▸ Exercise brief
Copy down every line where the string "Convert" shows up.

* begin Dataset content *

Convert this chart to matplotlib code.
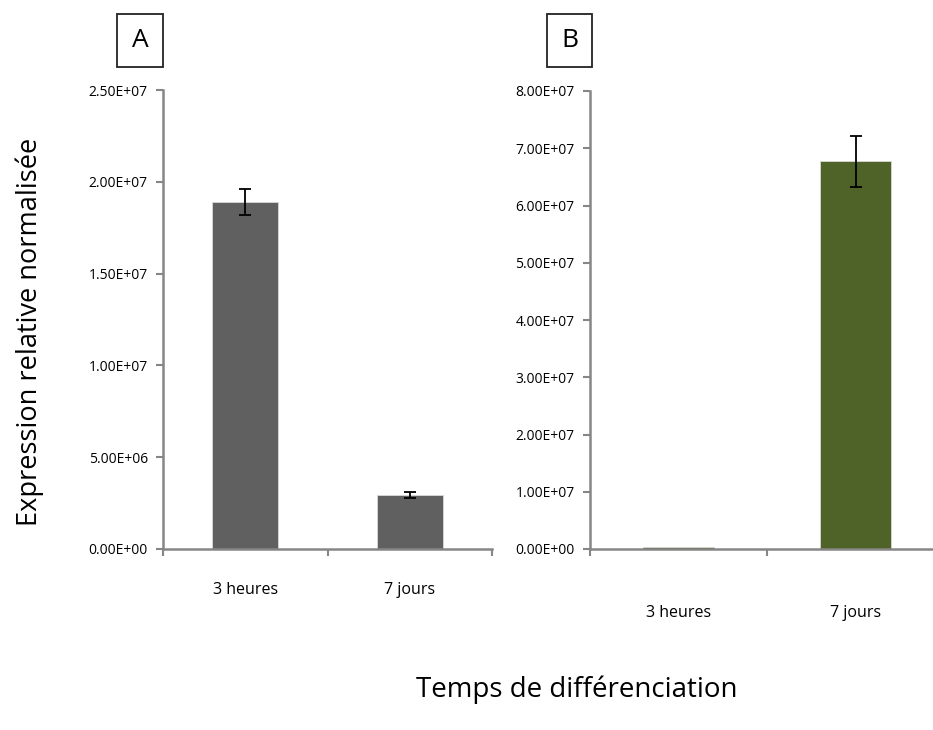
import matplotlib
matplotlib.use('Agg')
import matplotlib.pyplot as plt
from matplotlib.ticker import FuncFormatter

plt.rcParams['font.family'] = ['Open Sans', 'DejaVu Sans']

# data
categories = ['3 heures', '7 jours']
values_a = [1.89e7, 2.93e6]
errors_a = [0.07e7, 0.15e6]
values_b = [3.5e5, 6.77e7]
errors_b = [0, 0.44e7]
yticks_a = [0, 5e6, 1e7, 1.5e7, 2e7, 2.5e7]
yticks_b = [0, 1e7, 2e7, 3e7, 4e7, 5e7, 6e7, 7e7, 8e7]

W, H = 933, 730
fig = plt.figure(figsize=(W / 100, H / 100), dpi=100)

axis_grey = '#868686'
sci = FuncFormatter(lambda v, p: '{:.2E}'.format(v))


def make_panel(rect, vals, errs, yticks, color, label_pad, letter, box_rect):
    ax = fig.add_axes(rect)
    x = [0.5, 1.5]
    ax.bar(x, vals, width=0.4, color=color, edgecolor='#d9d9d9', linewidth=0.6,
           zorder=2)
    # only draw error bars that exist
    ex = [xi for xi, e in zip(x, errs) if e > 0]
    ev = [v for v, e in zip(vals, errs) if e > 0]
    ee = [e for e in errs if e > 0]
    ax.errorbar(ex, ev, yerr=ee, fmt='none', ecolor='black', elinewidth=1.3,
                capsize=4, capthick=1.3, zorder=3)
    ax.set_xlim(0, 2)
    ax.set_ylim(yticks[0], yticks[-1])
    ax.set_yticks(yticks)
    ax.yaxis.set_major_formatter(sci)
    ax.set_xticks([0, 1, 2])
    ax.set_xticklabels([])
    ax.set_xticks(x, minor=True)
    ax.set_xticklabels(categories, minor=True)
    ax.tick_params(axis='x', which='minor', length=0, pad=label_pad, labelsize=11.5)
    ax.tick_params(axis='x', which='major', length=5, width=1.5, color=axis_grey)
    ax.tick_params(axis='y', length=5, width=1.5, color=axis_grey, labelsize=10,
                   pad=6)
    for s in ['top', 'right']:
        ax.spines[s].set_visible(False)
    for s in ['left', 'bottom']:
        ax.spines[s].set_color(axis_grey)
        ax.spines[s].set_linewidth(1.8)

    # panel letter in a box
    bx, by, bw, bh = box_rect
    fig.patches.append(plt.Rectangle((bx / W, 1 - (by + bh) / H), bw / W, bh / H,
                                     transform=fig.transFigure, fill=False,
                                     edgecolor='#222222', linewidth=1.3))
    fig.text((bx + bw / 2) / W, 1 - (by + bh / 2) / H, letter, ha='center',
             va='center', fontsize=19)
    return ax


make_panel([163 / W, (H - 549) / H, 329 / W, 459 / H], values_a, errors_a,
           yticks_a, '#606060', 24, 'A', (117, 14, 46, 53))
make_panel([590 / W, (H - 549) / H, 354 / W, 458 / H], values_b, errors_b,
           yticks_b, '#4f6228', 40, 'B', (547, 14, 45, 53))

fig.text(30 / W, 1 - 332 / H, 'Expression relative normalisée', rotation=90,
         ha='center', va='center', fontsize=19.5)
fig.text(577 / W, 1 - 690 / H, 'Temps de différenciation', ha='center',
         va='center', fontsize=20)

fig.savefig('out.png', dpi=100)
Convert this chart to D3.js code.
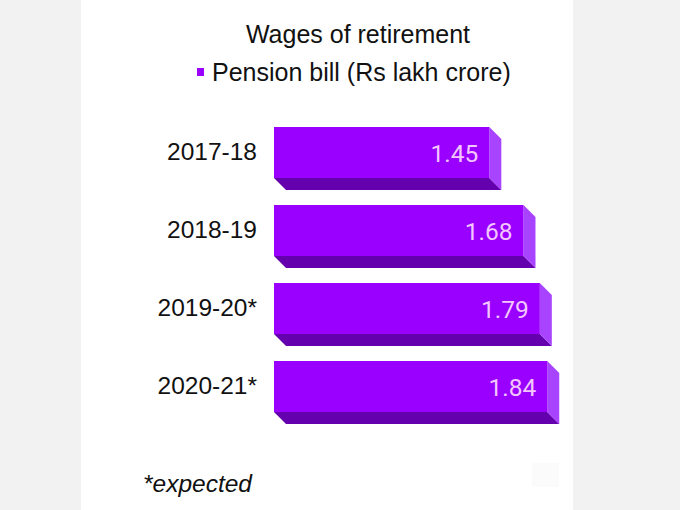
<!DOCTYPE html>
<html>
<head>
<meta charset="utf-8">
<script src="https://cdn.jsdelivr.net/npm/d3@7"></script>
<style>
  html, body { margin: 0; padding: 0; background: #f2f2f2; }
  svg { display: block; }
</style>
</head>
<body>
<script>
const title = "Wages of retirement";
const seriesName = "Pension bill (Rs lakh crore)";
const categories = ["2017-18", "2018-19", "2019-20*", "2020-21*"];
const values = [1.45, 1.68, 1.79, 1.84];
const valueLabels = ["1.45", "1.68", "1.79", "1.84"];
const footnote = "*expected";

const W = 680, H = 510;
const svg = d3.select("body").append("svg").attr("width", W).attr("height", H);

svg.append("rect").attr("x", 0).attr("y", 0).attr("width", W).attr("height", H).attr("fill", "#f2f2f2");
svg.append("rect").attr("x", 81).attr("y", 0).attr("width", 492).attr("height", H).attr("fill", "#ffffff");
svg.append("rect").attr("x", 532).attr("y", 463).attr("width", 27).attr("height", 24).attr("fill", "#fbfbfb");

const x = d3.scaleLinear().domain([0, 2]).range([274, 571]);
const y = d3.scaleBand().domain(categories).range([127, 412]).paddingInner(27 / 78).paddingOuter(0);
const depth = 12;

svg.append("text").attr("x", 358).attr("y", 43).attr("text-anchor", "middle")
  .attr("font-family", "Liberation Sans, Arial, sans-serif").attr("font-size", 25).attr("fill", "#111")
  .text(title);

svg.append("rect").attr("x", 197).attr("y", 68).attr("width", 7).attr("height", 8).attr("fill", "#9900ff");
svg.append("text").attr("x", 212).attr("y", 81)
  .attr("font-family", "Liberation Sans, Arial, sans-serif").attr("font-size", 25).attr("fill", "#111")
  .text(seriesName);

const data = categories.map((c, i) => ({ c, v: values[i], l: valueLabels[i] }));
const g = svg.append("g");
const bars = g.selectAll("g.bar").data(data).join("g").attr("class", "bar");

// bottom face
bars.append("path").attr("fill", "#6400ad").attr("d", d => {
  const x0 = x(0), x1 = x(d.v), yb = y(d.c) + y.bandwidth();
  return `M${x0},${yb}L${x1},${yb}L${x1 + depth},${yb + depth}L${x0 + depth},${yb + depth}Z`;
});
// right side face
bars.append("path").attr("fill", "#a844ff").attr("d", d => {
  const x1 = x(d.v), yt = y(d.c), yb = yt + y.bandwidth();
  return `M${x1},${yt}L${x1 + depth},${yt + depth}L${x1 + depth},${yb + depth}L${x1},${yb}Z`;
});
// front face
bars.append("rect").attr("fill", "#9900ff")
  .attr("x", x(0)).attr("y", d => y(d.c))
  .attr("width", d => x(d.v) - x(0)).attr("height", y.bandwidth());

bars.append("text")
  .attr("x", d => x(d.v) - 11).attr("y", d => y(d.c) + y.bandwidth() / 2 + 9)
  .attr("text-anchor", "end").attr("font-family", "Roboto, sans-serif").attr("font-size", 24.5)
  .attr("fill", "#f4c6ff").text(d => d.l);

svg.append("g").selectAll("text").data(categories).join("text")
  .attr("x", 257).attr("y", d => y(d) + y.bandwidth() / 2 + 7)
  .attr("text-anchor", "end").attr("font-family", "Liberation Sans, Arial, sans-serif")
  .attr("font-size", 24.5).attr("fill", "#111").text(d => d);

svg.append("text").attr("x", 143).attr("y", 492)
  .attr("font-family", "Liberation Sans, Arial, sans-serif").attr("font-size", 24.5)
  .attr("font-style", "italic").attr("fill", "#111").text(footnote);
</script>
</body>
</html>
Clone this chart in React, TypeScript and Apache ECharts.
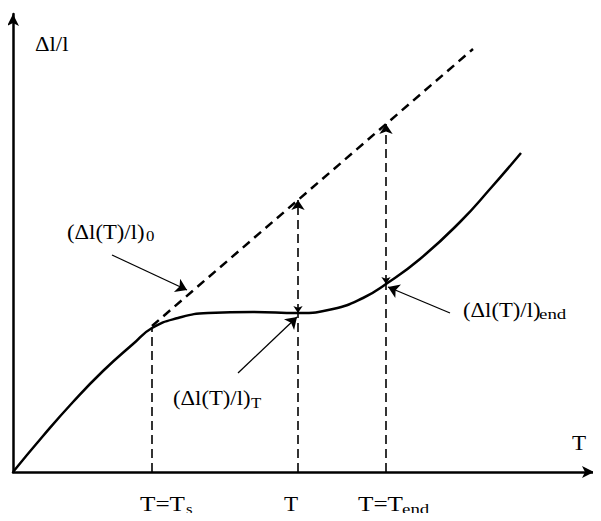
import React, { useEffect, useRef } from "react";
import * as echarts from "echarts";

// Measured curve (T in plot units, Δl/l in plot units)
const curveT = [0, 30, 60, 90, 120, 139, 165, 195, 240, 285, 320, 350, 373, 407, 447, 477, 508];
const curveY = [0, 36, 70, 101, 128, 144, 154, 159, 160, 159, 163, 174, 188, 213, 250, 283, 319];
// Free (unconstrained) expansion, dashed
const freeT = [139, 460];
const freeY = [146, 423];
// Marked temperatures: Ts, T, Tend
const markNames = ["T=Ts", "T", "T=Tend"];
const markT = [139, 285, 373];
const markCurveY = [144, 159, 188];
const markFreeY = [146, 272, 348];
// Annotation pointer arrows: [T, Δl/l]
const pointerFrom = [[99, 217], [225, 99], [437, 159]];
const pointerTo = [[174, 182], [284, 155], [375, 185]];

const FONT = "'Liberation Serif', 'Times New Roman', serif";

export default function App() {
  const ref = useRef<HTMLDivElement>(null);
  useEffect(() => {
    if (!ref.current) return;
    const chart = echarts.init(ref.current, undefined, { renderer: "svg" });
    const txt = (x: number, y: number, text: string, size: number, sx: number, align = "left") => ({
      type: "text",
      x,
      y,
      scaleX: sx,
      silent: true,
      style: { text, align, verticalAlign: "middle", fill: "#000", font: `${size}px ${FONT}` },
    });
    chart.setOption({
      animation: false,
      backgroundColor: "#fff",
      grid: { left: 13, right: 7, top: 14, bottom: 49 },
      xAxis: {
        type: "value",
        min: 0,
        max: 581,
        axisLine: { show: true, onZero: false, symbol: ["none", "arrow"], symbolSize: [9, 12], lineStyle: { color: "#000", width: 2.5 } },
        axisTick: { show: false },
        axisLabel: { show: false },
        splitLine: { show: false },
      },
      yAxis: {
        type: "value",
        min: 0,
        max: 458,
        axisLine: { show: true, onZero: false, symbol: ["none", "arrow"], symbolSize: [9, 12], lineStyle: { color: "#000", width: 2.5 } },
        axisTick: { show: false },
        axisLabel: { show: false },
        splitLine: { show: false },
      },
      series: [
        {
          type: "line",
          data: curveT.map((t, i) => [t, curveY[i]]),
          smooth: 0.5,
          showSymbol: false,
          lineStyle: { color: "#000", width: 2.5 },
          z: 5,
        },
        {
          type: "line",
          data: freeT.map((t, i) => [t, freeY[i]]),
          showSymbol: false,
          lineStyle: { color: "#000", width: 2.5, type: [9, 6] },
          z: 4,
        },
        {
          type: "lines",
          coordinateSystem: "cartesian2d",
          symbol: ["none", "none"],
          lineStyle: { color: "#000", width: 1.6, type: [9, 5], opacity: 1 },
          data: markT.map((t, i) => ({ coords: [[t, 0], [t, markCurveY[i]]] })),
          z: 3,
        },
        {
          type: "lines",
          coordinateSystem: "cartesian2d",
          symbol: ["arrow", "arrow"],
          symbolSize: [7, 10],
          lineStyle: { color: "#000", width: 1.6, type: [9, 5], opacity: 1 },
          data: markT.slice(1).map((t, i) => ({ coords: [[t, markCurveY[i + 1]], [t, markFreeY[i + 1]]] })),
          z: 3,
        },
        {
          type: "lines",
          coordinateSystem: "cartesian2d",
          symbol: ["none", "arrow"],
          symbolSize: [9, 11],
          lineStyle: { color: "#000", width: 1.3, opacity: 1 },
          data: pointerFrom.map((f, i) => ({ coords: [f, pointerTo[i]] })),
          z: 6,
        },
      ],
      graphic: [
        txt(35, 44, "Δl/l", 21, 1.08),
        txt(67, 232, "(Δl(T)/l)", 21, 1.08),
        txt(146, 236, "0", 14, 1.2),
        txt(173, 398, "(Δl(T)/l)", 21, 1.08),
        txt(251, 403, "T", 14, 1.2),
        txt(463, 310, "(Δl(T)/l)", 21, 1.08),
        txt(539, 314, "end", 14, 1.35),
        txt(572, 443, "T", 21, 1.1),
        txt(140, 504, "T=T", 21, 1.2),
        txt(186, 509, "s", 14, 1.2),
        txt(291, 504, markNames[1], 21, 1.1, "center"),
        txt(358, 504, "T=T", 21, 1.2),
        txt(402, 509, "end", 14, 1.35),
      ],
    });
    return () => chart.dispose();
  }, []);
  return <div ref={ref} style={{ width: 601, height: 521, margin: -8 }} />;
}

* end Dataset content *

▸ Exercise solution
Convert this chart to matplotlib code.
Convert this chart to D3.js code.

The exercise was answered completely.